» **Aim of the exercise**: Copy the data below exactly, omitting any picture it contains.
╔══
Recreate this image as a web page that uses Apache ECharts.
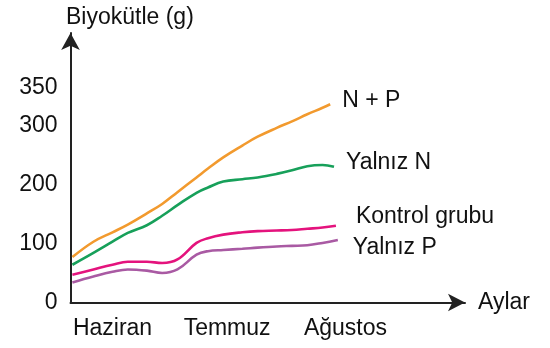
<!DOCTYPE html>
<html>
<head>
<meta charset="utf-8">
<script src="https://cdn.jsdelivr.net/npm/echarts@6/dist/echarts.min.js"></script>
<style>
  html, body { margin: 0; padding: 0; background: #fff; }
  #chart { width: 550px; height: 348px; }
</style>
</head>
<body>
<div id="chart"></div>
<script>
// Sampling days (counted from 1 June); the last sample of each series is in lastDay
const days = [4.5, 10, 15, 19, 24, 28, 32, 37, 40, 44, 49, 53, 58, 62, 66, 70];

// Month labels and where they sit on the day axis
const months = ['Haziran', 'Temmuz', 'Ağustos'];
const monthDays = [15, 45, 76];

// Y tick labels
const yTicks = [0, 100, 200, 300, 350];

// Series
const seriesNames = ['N + P', 'Yalnız N', 'Kontrol grubu', 'Yalnız P'];
const seriesColors = ['#F29A2E', '#17A05A', '#E4137D', '#A95AA3'];
const lastDay = [72, 73, 73.5, 74];
const npVals   = [77, 103, 119, 132, 151, 167, 187, 212, 227, 246, 266, 281, 296, 307, 319, 330, 336];
const nVals    = [64, 84, 103, 118, 131, 147, 165, 186, 195, 205, 209, 212, 218, 224, 231, 233, 230];
const ctrlVals = [47, 56, 64, 69, 69, 67, 73, 101, 109, 115, 119, 121, 122, 123, 125, 127, 130];
const pVals    = [34, 44, 52, 56, 54, 50, 56, 81, 87, 89, 91, 93, 95, 96, 97, 101, 106];
const allVals = [npVals, nVals, ctrlVals, pVals];

// End-label offsets next to each curve
const labelOffsets = [[12, -4], [12, -4], [20, -9], [15, 8]];

const FONT = '"Liberation Sans", Arial, sans-serif';
const FS = 23;

const chart = echarts.init(document.getElementById('chart'), null, { renderer: 'canvas' });

const series = allVals.map((vals, k) => ({
  name: seriesNames[k],
  type: 'line',
  smooth: 0.4,
  showSymbol: false,
  silent: true,
  data: days.concat(lastDay[k]).map((d, i) => [d, vals[i]]),
  lineStyle: { color: seriesColors[k], width: 2.6 },
  itemStyle: { color: seriesColors[k] },
  endLabel: {
    show: true,
    formatter: seriesNames[k],
    color: '#111',
    fontFamily: FONT,
    fontSize: FS,
    distance: 0,
    offset: labelOffsets[k]
  }
}));

chart.setOption({
  animation: false,
  backgroundColor: '#fff',
  title: {
    text: 'Biyokütle (g)',
    left: 61,
    top: 1,
    textStyle: { color: '#111', fontFamily: FONT, fontSize: FS, fontWeight: 'normal' }
  },
  grid: { left: 70.5, right: 85, top: 33, bottom: 45.5, containLabel: false },
  xAxis: {
    type: 'value',
    min: 4,
    max: 107.3,
    splitLine: { show: false },
    axisTick: { show: false },
    name: 'Aylar',
    nameLocation: 'end',
    nameGap: 13,
    nameTextStyle: { color: '#111', fontFamily: FONT, fontSize: FS },
    axisLine: {
      show: true,
      symbol: ['none', 'arrow'],
      symbolSize: [13, 17],
      lineStyle: { color: '#222', width: 2 }
    },
    axisLabel: {
      customValues: monthDays,
      formatter: v => months[monthDays.indexOf(v)] || '',
      color: '#111',
      fontFamily: FONT,
      fontSize: FS,
      margin: 15
    }
  },
  yAxis: {
    type: 'value',
    min: 0,
    max: 456.8,
    splitLine: { show: false },
    axisTick: { show: false },
    axisLine: {
      show: true,
      symbol: ['none', 'arrow'],
      symbolSize: [14, 17],
      lineStyle: { color: '#222', width: 2 }
    },
    axisLabel: {
      customValues: yTicks,
      formatter: v => (v === 350 ? '{hi|350}' : String(v)),
      color: '#111',
      fontFamily: FONT,
      fontSize: FS,
      margin: 13,
      rich: {
        hi: { color: '#111', fontFamily: FONT, fontSize: FS, padding: [0, 0, 17, 0] }
      }
    }
  },
  series: series
});
</script>
</body>
</html>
╚══
» **Task response**:
Recreate this image as a web page that uses Apache ECharts.
<!DOCTYPE html>
<html>
<head>
<meta charset="utf-8">
<script src="https://cdn.jsdelivr.net/npm/echarts@6/dist/echarts.min.js"></script>
<style>
  html, body { margin: 0; padding: 0; background: #fff; }
  #chart { width: 550px; height: 348px; }
</style>
</head>
<body>
<div id="chart"></div>
<script>
// Sampling days (counted from 1 June); the last sample of each series is in lastDay
const days = [4.5, 10, 15, 19, 24, 28, 32, 37, 40, 44, 49, 53, 58, 62, 66, 70];

// Month labels and where they sit on the day axis
const months = ['Haziran', 'Temmuz', 'Ağustos'];
const monthDays = [15, 45, 76];

// Y tick labels
const yTicks = [0, 100, 200, 300, 350];

// Series
const seriesNames = ['N + P', 'Yalnız N', 'Kontrol grubu', 'Yalnız P'];
const seriesColors = ['#F29A2E', '#17A05A', '#E4137D', '#A95AA3'];
const lastDay = [72, 73, 73.5, 74];
const npVals   = [77, 103, 119, 132, 151, 167, 187, 212, 227, 246, 266, 281, 296, 307, 319, 330, 336];
const nVals    = [64, 84, 103, 118, 131, 147, 165, 186, 195, 205, 209, 212, 218, 224, 231, 233, 230];
const ctrlVals = [47, 56, 64, 69, 69, 67, 73, 101, 109, 115, 119, 121, 122, 123, 125, 127, 130];
const pVals    = [34, 44, 52, 56, 54, 50, 56, 81, 87, 89, 91, 93, 95, 96, 97, 101, 106];
const allVals = [npVals, nVals, ctrlVals, pVals];

// End-label offsets next to each curve
const labelOffsets = [[12, -4], [12, -4], [20, -9], [15, 8]];

const FONT = '"Liberation Sans", Arial, sans-serif';
const FS = 23;

const chart = echarts.init(document.getElementById('chart'), null, { renderer: 'canvas' });

const series = allVals.map((vals, k) => ({
  name: seriesNames[k],
  type: 'line',
  smooth: 0.4,
  showSymbol: false,
  silent: true,
  data: days.concat(lastDay[k]).map((d, i) => [d, vals[i]]),
  lineStyle: { color: seriesColors[k], width: 2.6 },
  itemStyle: { color: seriesColors[k] },
  endLabel: {
    show: true,
    formatter: seriesNames[k],
    color: '#111',
    fontFamily: FONT,
    fontSize: FS,
    distance: 0,
    offset: labelOffsets[k]
  }
}));

chart.setOption({
  animation: false,
  backgroundColor: '#fff',
  title: {
    text: 'Biyokütle (g)',
    left: 61,
    top: 1,
    textStyle: { color: '#111', fontFamily: FONT, fontSize: FS, fontWeight: 'normal' }
  },
  grid: { left: 70.5, right: 85, top: 33, bottom: 45.5, containLabel: false },
  xAxis: {
    type: 'value',
    min: 4,
    max: 107.3,
    splitLine: { show: false },
    axisTick: { show: false },
    name: 'Aylar',
    nameLocation: 'end',
    nameGap: 13,
    nameTextStyle: { color: '#111', fontFamily: FONT, fontSize: FS },
    axisLine: {
      show: true,
      symbol: ['none', 'arrow'],
      symbolSize: [13, 17],
      lineStyle: { color: '#222', width: 2 }
    },
    axisLabel: {
      customValues: monthDays,
      formatter: v => months[monthDays.indexOf(v)] || '',
      color: '#111',
      fontFamily: FONT,
      fontSize: FS,
      margin: 15
    }
  },
  yAxis: {
    type: 'value',
    min: 0,
    max: 456.8,
    splitLine: { show: false },
    axisTick: { show: false },
    axisLine: {
      show: true,
      symbol: ['none', 'arrow'],
      symbolSize: [14, 17],
      lineStyle: { color: '#222', width: 2 }
    },
    axisLabel: {
      customValues: yTicks,
      formatter: v => (v === 350 ? '{hi|350}' : String(v)),
      color: '#111',
      fontFamily: FONT,
      fontSize: FS,
      margin: 13,
      rich: {
        hi: { color: '#111', fontFamily: FONT, fontSize: FS, padding: [0, 0, 17, 0] }
      }
    }
  },
  series: series
});
</script>
</body>
</html>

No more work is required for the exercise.